Politicians love talking about jobs, not only here in South Africa but all over the world. They are fond of reminding us how much they want to create jobs. But it is clear that government has been the only thing that can and has reduced the potential to create employment.
If you want jobs, reduce the government-imposed costs of hiring an individual to zero. Simple, right? Not if you are allied to unions with an interest in keeping out competing workers, who would drive down wages. This is the basic supply-demand curve: increasing the supply of labour drives down the price of labour. Incidentally, that’s why unions tend to be economic nationalists. They want to restrict the influx of competing labour from other countries as well as raise the price of imports produced in foreign markets with cheap labour or machines.
Now, the government-imposed cost of hiring someone includes, but is not limited to, the following:
1) The minimum wage.
2) Collective bargaining. Without the ability to negotiate, a mutually-beneficial settlement is not reached between employer and employee. Instead, a settlement that is acceptable to the union bosses has to be reached regardless of the interests of any individual worker.
3) Ease of firing. If firing unproductive workers is too difficult, companies will tend to be more unproductive than they would otherwise be, meaning that relative to less restrictive global peers, you are forced to accept less returns and global capital will respond accordingly. If it’s hard to fire, it will be more expensive to hire in the sense that any new employee is a high risk if they turn out to be unproductive.
4) Income tax. When employment is taxed, you get less employment; unless you believe taxing sugar, taxing alcohol, taxing cigarettes, etc. has no effect on the demand for these products.
This is not a comprehensive list, of course, but it does serve to illustrate the point.
The inescapable conclusion that arises from all of this is that unions have strong incentives to use government force to restrict new entrants into the labour market, in the same way that a large corporation has an incentive to use that force to restrict new competitors from entering the market. In fact, along with woeful employment growth, South Africa has experienced woeful small business growth. That’s why you have NEDLAC.
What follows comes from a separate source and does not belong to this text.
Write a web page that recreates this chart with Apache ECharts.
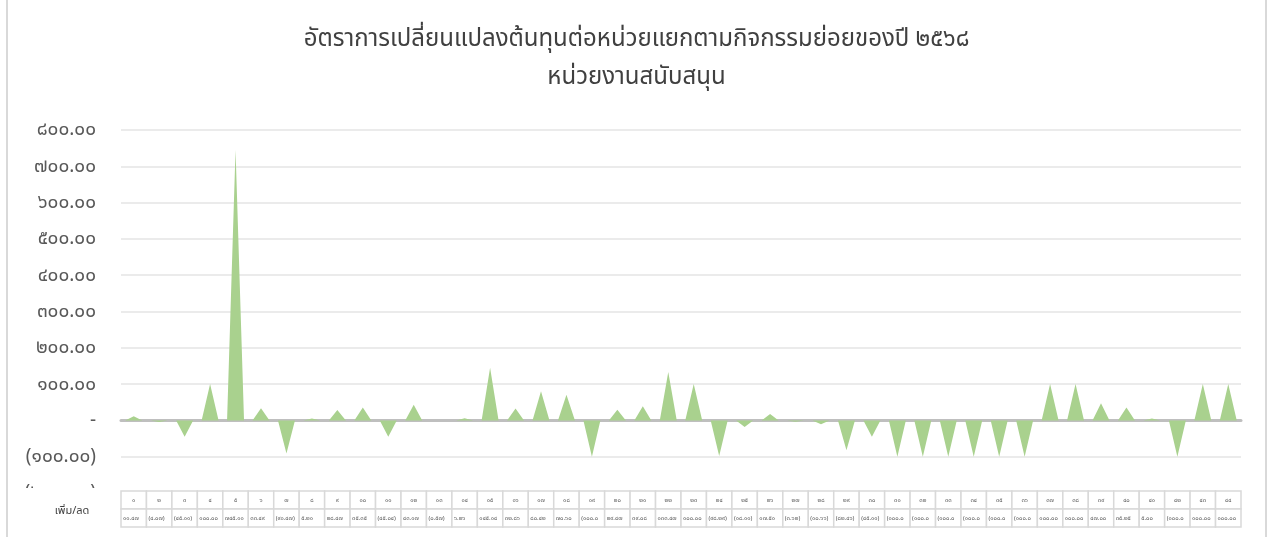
<!DOCTYPE html>
<html>
<head>
<meta charset="utf-8">
<script src="https://cdn.jsdelivr.net/npm/echarts@6/dist/echarts.min.js"></script>
<style>
html,body{margin:0;padding:0;background:#fff;}
#c{width:1273px;height:537px;}
</style>
</head>
<body>
<div id="c"></div>
<script>
const titleLines = ['อัตราการเปลี่ยนแปลงต้นทุนต่อหน่วยแยกตามกิจกรรมย่อยของปี ๒๕๖๘', 'หน่วยงานสนับสนุน'];
const seriesName = 'เพิ่ม/ลด';
const categories = ['1','2','3','4','5','6','7','8','9','10','11','12','13','14','15','16','17','18','19','20','21','22','23','24','25','26','27','28','29','30','31','32','33','34','35','36','37','38','39','40','41','42','43','44'];
const values = [11.47, -4.07, -45.11, 100.00, 745.11, 33.49, -91.47, 5.21, 28.47, 35.35, -45.04, 43.17, -0.57, 6.26, 145.14, 32.86, 80.42, 70.60, -100.00, 29.47, 39.08, 133.47, 100.00, -98.29, -18.11, 17.51, -3.62, -10.66, -82.46, -45.11, -100.00, -100.00, -100.00, -100.00, -100.00, -100.00, 100.00, 100.00, 47.00, 35.25, 5.00, -100.00, 100.00, 100.00];
const yTicks = { min: -200, max: 800, interval: 100 };

const TH = '๐๑๒๓๔๕๖๗๘๙';
function thai(s){ return String(s).replace(/[0-9]/g, d => TH[+d]); }
function fmt(v){
  if (v === 0) return '-';
  const s = thai(Math.abs(v).toFixed(2));
  return v < 0 ? '(' + s + ')' : s;
}

// Each category is split in three sub-slots: baseline, value, baseline (spike shape)
const subCats = [];
const subVals = [];
categories.forEach((c, i) => {
  subCats.push(c + 'a', c, c + 'b');
  subVals.push(0, values[i], 0);
});

const FONT = '"Noto Sans", "Noto Sans Thai", sans-serif';
const chart = echarts.init(document.getElementById('c'), null, {renderer:'canvas'});
chart.setOption({
  animation: false,
  backgroundColor: '#fff',
  title: {
    text: titleLines.join('\n'),
    left: 'center', top: 15,
    textStyle: { fontFamily: FONT, fontSize: 24, fontWeight: 'normal', color: '#404040', lineHeight: 38 }
  },
  grid: { left: 121, right: 32, top: 130, bottom: 44, containLabel: false },
  xAxis: [{
    type: 'category', data: subCats, boundaryGap: true,
    axisLine: { onZero: true, lineStyle: { color: '#bfbfbf', width: 3 } },
    axisTick: { show: false }, axisLabel: { show: false }, splitLine: { show: false }
  }, {
    type: 'category', data: categories, boundaryGap: true, show: false
  }],
  yAxis: {
    type: 'value', min: yTicks.min, max: yTicks.max, interval: yTicks.interval,
    axisLine: { show: false }, axisTick: { show: false },
    axisLabel: { formatter: fmt, fontFamily: FONT, fontSize: 19, color: '#595959', margin: 25 },
    splitLine: { lineStyle: { color: '#ebebeb', width: 2 } }
  },
  series: [{
    name: seriesName, type: 'line', xAxisIndex: 0, data: subVals, symbol: 'none',
    lineStyle: { width: 0 }, areaStyle: { color: '#a9d18e', opacity: 1, origin: 0 },
    z: 1
  }]
});

// Data table built from the (hidden) category axis scale
const g = [];
const px0 = chart.convertToPixel({xAxisIndex:1}, 0);
const px1 = chart.convertToPixel({xAxisIndex:1}, 1);
const cw = px1 - px0;
const tblTop = 491, rh = 18;
g.push({ type:'rect', shape:{x:8, y:tblTop - 3, width:1256, height:49}, style:{fill:'#fff'}, z:50 });
categories.forEach((c, i) => {
  const cx = chart.convertToPixel({xAxisIndex:1}, i);
  const lx = cx - cw/2;
  for (let r = 0; r < 2; r++) {
    g.push({ type:'rect', shape:{x:lx, y:tblTop + r*rh, width:cw, height:rh},
      style:{fill:'#fff', stroke:'#d9d9d9', lineWidth:1.5}, z:51 });
  }
  g.push({ type:'text', x:cx, y:tblTop + rh/2, z:52,
    style:{ text: thai(c), fill:'#595959', font:'6px ' + FONT, align:'center', verticalAlign:'middle' } });
  g.push({ type:'text', x:lx + 2, y:tblTop + rh + rh/2, z:52,
    style:{ text: fmt(values[i]), fill:'#595959', font:'6px ' + FONT, align:'left', verticalAlign:'middle',
      width: cw - 3, overflow:'truncate', ellipsis:'' } });
});
g.push({ type:'text', x:72, y:tblTop + rh + 2, z:52,
  style:{ text: seriesName, fill:'#404040', font:'11px ' + FONT, align:'center', verticalAlign:'middle' } });
g.push({ type:'rect', shape:{x:7, y:-2, width:1259, height:545}, style:{fill:null, stroke:'#d9d9d9', lineWidth:2}, z:60, silent:true });
chart.setOption({ graphic: g });
</script>
</body>
</html>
The National Economic Development and Labour Council (NEDLAC) is a very strange beast in a country with a Competition Commission that’s supposed to fight against collusion and promote free market competition. NEDLAC, after all, is composed of big business and big labour setting rules by which other market participants have to abide by. It’s obvious that a consequence of such an entity is likely to be anaemic job and small business growth.
If you are poor and unemployed, it is in your interest to have both small business as well as employment creation. The one relies on the other – without small business, it is impossible to maximise job growth because big corporates are in the business of consolidation, not growth. But government cronies from big labour and big business won’t allow this. This is despite the media narrative of ‘big business versus labour’, the reality of which being that both big business and big labour are enabled by government to act against the interests of the poor.